-- DATA --
* * * *

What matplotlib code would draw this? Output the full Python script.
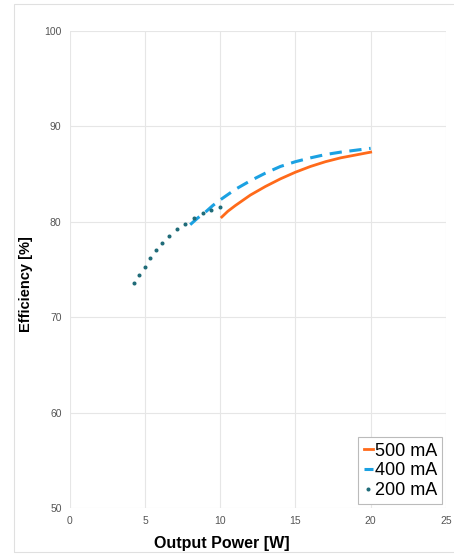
import matplotlib
matplotlib.use("Agg")
import matplotlib.pyplot as plt
from matplotlib.patches import Rectangle

plt.rcParams["font.family"] = ["Liberation Sans", "DejaVu Sans"]

p500 = [10.1, 10.5, 11.0, 12.0, 13.0, 14.0, 15.0, 16.0, 17.0, 18.0, 19.0, 20.0]
e500 = [80.5, 81.1, 81.7, 82.8, 83.7, 84.5, 85.2, 85.8, 86.3, 86.7, 87.0, 87.3]

p400 = [8.0, 8.5, 9.0, 9.5, 10.0, 11.0, 12.0, 13.0, 14.0, 15.0, 16.0, 17.0, 18.0, 19.0, 20.0]
e400 = [79.7, 80.4, 81.0, 81.7, 82.3, 83.4, 84.3, 85.1, 85.8, 86.3, 86.7, 87.05, 87.3, 87.5, 87.7]

p200 = [4.25, 4.6, 5.0, 5.35, 5.7, 6.1, 6.6, 7.1, 7.65, 8.25, 8.85, 9.4, 10.0]
e200 = [73.55, 74.4, 75.3, 76.2, 77.0, 77.8, 78.5, 79.2, 79.8, 80.4, 80.95, 81.25, 81.5]

labels = ["500 mA", "400 mA", "200 mA"]

fig = plt.figure(figsize=(4.54, 5.56), dpi=100)
ax = fig.add_axes([0.154, 0.0863, 0.828, 0.858])

ax.plot(p500, e500, color="#ff6a1a", lw=2.0, label=labels[0])
ax.plot(p400, e400, color="#1ba1e2", lw=2.2, ls=(0, (4, 2.5)), label=labels[1])
ax.plot(p200, e200, color="#1f6b78", lw=0, marker="o", ms=1.9, label=labels[2])

ax.set_xlim(0, 25)
ax.set_ylim(50, 100)
ax.set_xticks([0, 5, 10, 15, 20, 25])
ax.set_yticks([50, 60, 70, 80, 90, 100])
ax.grid(True, color="#e6e6e6", lw=0.8)
ax.set_axisbelow(True)
for s in ax.spines.values():
    s.set_visible(False)
ax.tick_params(length=0, labelsize=7.5, colors="#555555", pad=6)

ax.set_xlabel("Output Power [W]", fontsize=11.5, fontweight="bold")
ax.xaxis.set_label_coords(0.404, -0.058)
ax.set_ylabel("Efficiency [%]", fontsize=10.5, fontweight="bold")
ax.yaxis.set_label_coords(-0.098, 0.47)

leg = ax.legend(loc="lower right", fontsize=13, handlelength=0.5, handletextpad=0.1,
                borderpad=0.3, labelspacing=0.15, fancybox=False, framealpha=1,
                edgecolor="#bbbbbb", borderaxespad=0.2)
leg.get_frame().set_linewidth(0.8)

fig.patches.append(Rectangle((14 / 454, 4 / 556), 1.0, 548 / 556, transform=fig.transFigure,
                             fill=False, ec="#e0e0e0", lw=0.8))

fig.savefig("out.png", dpi=100)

* * * *

-- WRITTEN EXERCISE --
Pull every line containing the word "matplotlib" out of the material and copy it.

-- IN RESPONSE --
What matplotlib code would draw this? Output the full Python script.
import matplotlib
matplotlib.use("Agg")
import matplotlib.pyplot as plt
from matplotlib.patches import Rectangle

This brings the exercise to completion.